Phil Mickelson, trying at age 50 to become golf’s oldest major winner, held a two-shot lead with one hole remaining in a rollercoaster final round at the PGA Championship.
The age-defying American left-hander, chasing his sixth major title, holed a 50-foot chip for birdie at the par-3 fifth and was grinding in a tension-packed fight at windy Kiawah Island.
Mickelson made the turn on 7-under for the tournament, with four-time major winner Brooks Koepka and South Africa’s Louis Oosthuizen on 5-under and American Kevin Streelman fourth on 3-under at the formidable Ocean Course, the longest layout in major history at 7200m.
Ireland’s 49-year-old Padraig Harrington, Europe’s captain for September’s Ryder Cup, and compatriot Shane Lowry, the 2019 British Open champion, each fired a three-under par 69 to share fifth place and the clubhouse lead on two-under 286.
With a victory, Mickelson would erase the major age win mark set by American Julius Boros when he captured the 1968 PGA Championship at age 48.

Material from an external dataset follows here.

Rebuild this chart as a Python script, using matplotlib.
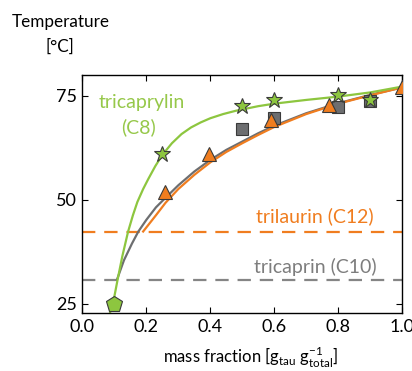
import matplotlib as mpl
import matplotlib.pyplot as plt

# --- data ----------------------------------------------------------------
# fitted curves (mass fraction, temperature in degC)
c8_x = [0.085, 0.098, 0.11, 0.125, 0.143, 0.158, 0.172, 0.19, 0.206, 0.228, 0.25,
        0.28, 0.31, 0.34, 0.37, 0.40, 0.44, 0.48, 0.55, 0.60, 0.70, 0.80, 0.90, 1.0]
c8_t = [22.5, 26.0, 30.8, 36.5, 42.4, 46.3, 49.5, 52.6, 55.0, 58.1, 60.8,
        63.6, 65.8, 67.4, 68.6, 69.6, 70.6, 71.4, 72.5, 73.1, 74.0, 74.8, 75.8, 77.2]
c10_x = [0.108, 0.13, 0.155, 0.175, 0.20, 0.23, 0.26, 0.30, 0.35, 0.40, 0.45,
         0.50, 0.55, 0.60, 0.70, 0.80, 0.90, 1.0]
c10_t = [30.8, 35.5, 39.5, 42.4, 45.2, 48.2, 50.5, 53.5, 56.8, 59.6, 62.0,
         64.0, 66.0, 67.8, 70.8, 73.2, 75.2, 77.0]
c12_x = [0.19, 0.23, 0.26, 0.30, 0.35, 0.40, 0.45, 0.50, 0.55, 0.60, 0.70,
         0.80, 0.90, 1.0]
c12_t = [42.4, 46.3, 49.3, 52.6, 56.0, 59.0, 61.5, 63.6, 65.6, 67.5, 70.6,
         73.1, 75.1, 77.0]

# measured points
star_x = [0.25, 0.50, 0.60, 0.80, 0.90]
star_t = [61.1, 72.6, 74.0, 75.1, 74.0]
penta_x = [0.098]
penta_t = [25.0]
sq_x = [0.50, 0.60, 0.80, 0.90]
sq_t = [67.0, 69.6, 72.4, 73.8]
tri_x = [0.257, 0.395, 0.59, 0.77, 1.0]
tri_t = [51.9, 61.0, 69.2, 72.8, 77.2]

# pure-component melting lines
mp_c12 = 42.4
mp_c10 = 30.8

GREEN = "#8dc63f"
ORANGE = "#f07d1f"
GREY = "#6d6e70"
GREY_D = "#858585"
EDGE = "#3a3a3a"

mpl.rcParams.update({
    "font.family": ["Lato", "DejaVu Sans"],
    "font.size": 12,
    "mathtext.fontset": "custom",
    "mathtext.rm": "Lato",
    "xtick.direction": "in", "ytick.direction": "in",
    "xtick.top": True, "ytick.right": True,
    "xtick.major.size": 4, "ytick.major.size": 4,
    "axes.linewidth": 1.0,
})

fig = plt.figure(figsize=(4.12, 3.71), dpi=100)
ax = fig.add_axes([0.200, 0.156, 0.776, 0.642])

ax.axhline(mp_c12, color=ORANGE, lw=1.6, ls=(0, (6, 4)), zorder=1)
ax.axhline(mp_c10, color=GREY_D, lw=1.6, ls=(0, (6, 4)), zorder=1)

ax.plot(c10_x, c10_t, color=GREY, lw=1.6, zorder=2)
ax.plot(c12_x, c12_t, color=ORANGE, lw=1.6, zorder=2)
ax.plot(c8_x, c8_t, color=GREEN, lw=1.6, zorder=2)

ax.plot(sq_x, sq_t, ls="none", marker="s", ms=8, mfc=GREY, mec=EDGE, mew=0.8, zorder=3)
ax.plot(tri_x, tri_t, ls="none", marker="^", ms=10.5, mfc=ORANGE, mec=EDGE, mew=0.8, zorder=4)
ax.plot(star_x, star_t, ls="none", marker="*", ms=12, mfc=GREEN, mec=EDGE, mew=0.8, zorder=5)
ax.plot(penta_x, penta_t, ls="none", marker="p", ms=12, mfc=GREEN, mec=EDGE, mew=0.8,
        zorder=5, clip_on=False)

ax.set_xlim(0.0, 1.0)
ax.set_ylim(22.8, 80.0)
ax.set_xticks([0.0, 0.2, 0.4, 0.6, 0.8, 1.0])
ax.set_xticklabels(["0.0", "0.2", "0.4", "0.6", "0.8", "1.0"])
ax.set_yticks([25, 50, 75])
ax.tick_params(labelsize=13, pad=4)

ax.text(0.187, 73.3, "tricaprylin", color="#96c84a", fontsize=14, ha="center", va="center")
ax.text(0.175, 67.4, "(C8)", color="#96c84a", fontsize=14, ha="center", va="center")
ax.text(0.727, 46.0, "trilaurin (C12)", color=ORANGE, fontsize=14, ha="center", va="center")
ax.text(0.73, 34.0, "tricaprin (C10)", color="#7d7d7d", fontsize=14, ha="center", va="center")

fig.text(61 / 412, 1 - 22 / 371, "Temperature", fontsize=12.3, ha="center", va="center")
fig.text(60 / 412, 1 - 47 / 371, "[°C]", fontsize=12.3, ha="center", va="center")
fig.text(251 / 412, 1 - 357 / 371,
         r"mass fraction [g$_{\mathregular{tau}}$ g$^{\mathregular{-1}}_{\mathregular{total}}$]",
         fontsize=12, ha="center", va="center")

fig.savefig("out.png", dpi=100)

Social media was lighting up in support of Mickelson as fans cheered the veteran home. He even out-drove the biggest hitter on tour, golf hulk Bryson DeChambeau, with a 366-yard tee shot — three yards longer than DeChambeau’s best effort of the week — to record the longest drive of the tournament.
Mickelson’s ball sailed past Brooks Koepka’s and the internet loved it.
Golf writer Alex Myers tweeted: “A 50-year-old Phil Mickelson holding a two-shot lead on the 70th hole of a major just blasted a drive past Brooks Koepka. What a legend.”
ESPN’s Tom VanHaaren wrote: “It’s wild to me that 50-year-old Phil Mickelson is bombing 324 carry drives on the 16th hole, Sunday at the PGA Championship. I played this morning and had to have a snack on 13 so I didn’t get tired.”
Journalist Sal Castaneda added: “50-year-old Phil Mickelson driving 366 yards from the tee warms my heart.”
World number 115 Mickelson began on 7-under with a one-stroke lead over Koepka, but missed a 13-foot par putt at the first hole while Koepka curled in a 12-footer for birdie to seize the lead.
It was short-lived thanks to Koepka’s double-bogey disaster at the par-5 second, where he hit a tree left off the tee and botched a greenside chip from sand while Mickelson pitched inches from the cup and tapped-in for birdie to grab a two-stroke lead.
Mickelson left a 30-foot par putt inches short to bogey the third but holed his magnificent chip-in at the fifth to restore his edge to two.
At the sixth, Koepka dropped his approach to three feet and birdied while Mickelson missed the green and made bogey, leaving the last-pair partners deadlocked at the top at 6-under.
Mickelson birdied the par-5 seventh to return to 7-under while Koepka made another par-5 stumble, salvaging bogey after finding sand and rough to fall two adrift.
Both closed the front side with back-to-back pars as the intense atmosphere moved to the back side, which has played hardest all week.
Mickelson is 3-for-5 in majors with 54-hole leads or shared leads, winning at the 2004 and 2006 Masters and 2005 PGA but sharing second at the 2006 and 2013 US Opens.
His other major wins came at the 2010 Masters and the 2013 British Open. With 16 years since his PGA Championship victory, Mickelson would own the longest gap between wins at the same major if he collects the Wanamaker Trophy and the top prize of $2.1 million (1.7 million euros).
Mickelson’s spectacular shotmaking in blustery conditions has sparked the biggest cheers from a crowd limited to 10,000 people by COVID-19 safety measures.
Koepka, fighting through pain to play after right knee surgery two months ago, could become the 20th player to win a fifth career major after taking the 2017 and 2018 US Opens and the 2018 and 2019 PGAs.
Koepka would become the first player to win the same major three times in four years since Tom Watson at the 1980, 1982 and 1983 British Opens.
Four-time major winner Rory McIlroy, who won the 2012 PGA at Kiawah, grinded out a 72 to finish on 293.
American Jordan Spieth was out of contention for a victory to complete a career Grand Slam.